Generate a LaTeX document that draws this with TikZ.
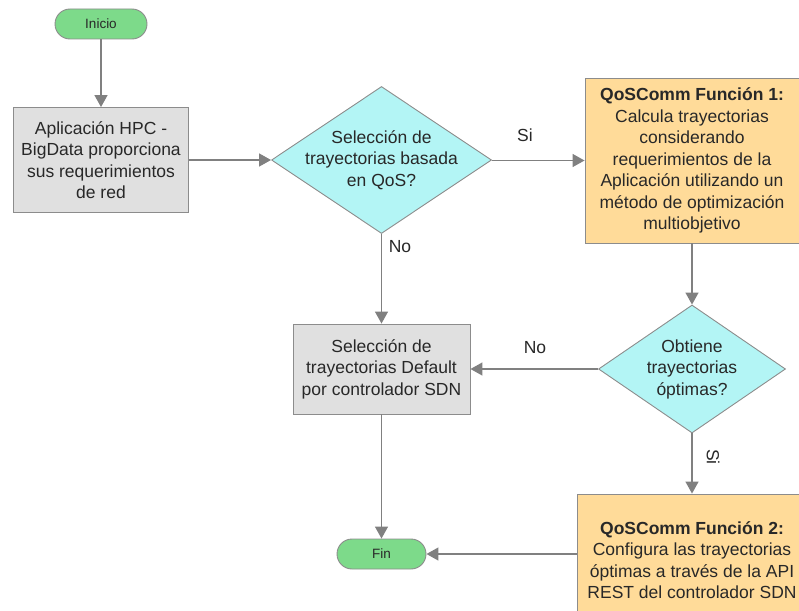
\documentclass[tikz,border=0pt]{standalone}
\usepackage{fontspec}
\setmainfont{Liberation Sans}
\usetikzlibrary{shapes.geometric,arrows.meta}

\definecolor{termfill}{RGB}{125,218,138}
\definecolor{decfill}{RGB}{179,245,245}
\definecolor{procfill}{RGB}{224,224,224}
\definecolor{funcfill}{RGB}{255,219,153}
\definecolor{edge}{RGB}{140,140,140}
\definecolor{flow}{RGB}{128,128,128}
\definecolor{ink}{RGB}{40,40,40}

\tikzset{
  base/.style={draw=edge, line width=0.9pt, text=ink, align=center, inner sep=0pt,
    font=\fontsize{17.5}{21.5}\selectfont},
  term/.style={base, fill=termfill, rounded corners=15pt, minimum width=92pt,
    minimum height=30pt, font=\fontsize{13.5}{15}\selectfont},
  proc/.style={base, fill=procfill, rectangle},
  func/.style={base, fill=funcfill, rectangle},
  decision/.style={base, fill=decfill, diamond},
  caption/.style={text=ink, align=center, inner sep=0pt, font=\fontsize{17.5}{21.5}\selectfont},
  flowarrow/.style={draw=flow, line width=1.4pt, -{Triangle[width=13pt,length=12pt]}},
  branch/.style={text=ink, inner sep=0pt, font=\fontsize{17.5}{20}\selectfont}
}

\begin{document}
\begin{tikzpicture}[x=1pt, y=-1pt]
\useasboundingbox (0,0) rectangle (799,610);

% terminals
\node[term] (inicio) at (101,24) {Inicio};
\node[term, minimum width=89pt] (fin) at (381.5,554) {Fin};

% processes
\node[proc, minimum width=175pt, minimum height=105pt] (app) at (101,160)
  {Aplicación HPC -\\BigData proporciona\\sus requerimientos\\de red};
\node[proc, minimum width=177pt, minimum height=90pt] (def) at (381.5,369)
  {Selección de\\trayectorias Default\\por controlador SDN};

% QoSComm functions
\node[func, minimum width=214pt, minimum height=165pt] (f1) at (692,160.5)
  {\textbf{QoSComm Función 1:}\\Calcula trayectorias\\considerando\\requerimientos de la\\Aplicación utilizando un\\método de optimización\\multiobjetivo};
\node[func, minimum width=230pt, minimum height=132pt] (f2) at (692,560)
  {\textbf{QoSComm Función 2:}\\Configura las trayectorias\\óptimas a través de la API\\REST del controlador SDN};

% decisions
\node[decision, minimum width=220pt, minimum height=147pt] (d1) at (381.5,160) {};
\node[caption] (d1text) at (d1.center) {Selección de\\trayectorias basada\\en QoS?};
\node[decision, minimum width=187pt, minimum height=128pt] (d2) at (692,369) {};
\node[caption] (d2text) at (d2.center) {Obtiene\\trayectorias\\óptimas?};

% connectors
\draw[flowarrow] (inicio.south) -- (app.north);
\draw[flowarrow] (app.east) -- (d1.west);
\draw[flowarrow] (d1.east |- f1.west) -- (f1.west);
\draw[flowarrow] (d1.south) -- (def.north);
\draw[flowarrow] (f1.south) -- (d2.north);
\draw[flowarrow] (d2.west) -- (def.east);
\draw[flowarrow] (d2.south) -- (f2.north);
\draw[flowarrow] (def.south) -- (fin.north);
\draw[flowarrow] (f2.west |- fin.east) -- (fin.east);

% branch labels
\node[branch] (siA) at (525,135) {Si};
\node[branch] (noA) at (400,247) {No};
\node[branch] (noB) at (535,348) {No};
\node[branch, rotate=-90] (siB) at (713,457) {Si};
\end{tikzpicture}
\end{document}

◆ What the task requires: Copy out each line exactly, without the pictures.

◆ Result of this exercise:
Generate a LaTeX document that draws this with TikZ.
\documentclass[tikz,border=0pt]{standalone}
\usepackage{fontspec}
\setmainfont{Liberation Sans}
\usetikzlibrary{shapes.geometric,arrows.meta}

\definecolor{termfill}{RGB}{125,218,138}
\definecolor{decfill}{RGB}{179,245,245}
\definecolor{procfill}{RGB}{224,224,224}
\definecolor{funcfill}{RGB}{255,219,153}
\definecolor{edge}{RGB}{140,140,140}
\definecolor{flow}{RGB}{128,128,128}
\definecolor{ink}{RGB}{40,40,40}

\tikzset{
  base/.style={draw=edge, line width=0.9pt, text=ink, align=center, inner sep=0pt,
    font=\fontsize{17.5}{21.5}\selectfont},
  term/.style={base, fill=termfill, rounded corners=15pt, minimum width=92pt,
    minimum height=30pt, font=\fontsize{13.5}{15}\selectfont},
  proc/.style={base, fill=procfill, rectangle},
  func/.style={base, fill=funcfill, rectangle},
  decision/.style={base, fill=decfill, diamond},
  caption/.style={text=ink, align=center, inner sep=0pt, font=\fontsize{17.5}{21.5}\selectfont},
  flowarrow/.style={draw=flow, line width=1.4pt, -{Triangle[width=13pt,length=12pt]}},
  branch/.style={text=ink, inner sep=0pt, font=\fontsize{17.5}{20}\selectfont}
}

\begin{document}
\begin{tikzpicture}[x=1pt, y=-1pt]
\useasboundingbox (0,0) rectangle (799,610);

% terminals
\node[term] (inicio) at (101,24) {Inicio};
\node[term, minimum width=89pt] (fin) at (381.5,554) {Fin};

% processes
\node[proc, minimum width=175pt, minimum height=105pt] (app) at (101,160)
  {Aplicación HPC -\\BigData proporciona\\sus requerimientos\\de red};
\node[proc, minimum width=177pt, minimum height=90pt] (def) at (381.5,369)
  {Selección de\\trayectorias Default\\por controlador SDN};

% QoSComm functions
\node[func, minimum width=214pt, minimum height=165pt] (f1) at (692,160.5)
  {\textbf{QoSComm Función 1:}\\Calcula trayectorias\\considerando\\requerimientos de la\\Aplicación utilizando un\\método de optimización\\multiobjetivo};
\node[func, minimum width=230pt, minimum height=132pt] (f2) at (692,560)
  {\textbf{QoSComm Función 2:}\\Configura las trayectorias\\óptimas a través de la API\\REST del controlador SDN};

% decisions
\node[decision, minimum width=220pt, minimum height=147pt] (d1) at (381.5,160) {};
\node[caption] (d1text) at (d1.center) {Selección de\\trayectorias basada\\en QoS?};
\node[decision, minimum width=187pt, minimum height=128pt] (d2) at (692,369) {};
\node[caption] (d2text) at (d2.center) {Obtiene\\trayectorias\\óptimas?};

% connectors
\draw[flowarrow] (inicio.south) -- (app.north);
\draw[flowarrow] (app.east) -- (d1.west);
\draw[flowarrow] (d1.east |- f1.west) -- (f1.west);
\draw[flowarrow] (d1.south) -- (def.north);
\draw[flowarrow] (f1.south) -- (d2.north);
\draw[flowarrow] (d2.west) -- (def.east);
\draw[flowarrow] (d2.south) -- (f2.north);
\draw[flowarrow] (def.south) -- (fin.north);
\draw[flowarrow] (f2.west |- fin.east) -- (fin.east);

% branch labels
\node[branch] (siA) at (525,135) {Si};
\node[branch] (noA) at (400,247) {No};
\node[branch] (noB) at (535,348) {No};
\node[branch, rotate=-90] (siB) at (713,457) {Si};
\end{tikzpicture}
\end{document}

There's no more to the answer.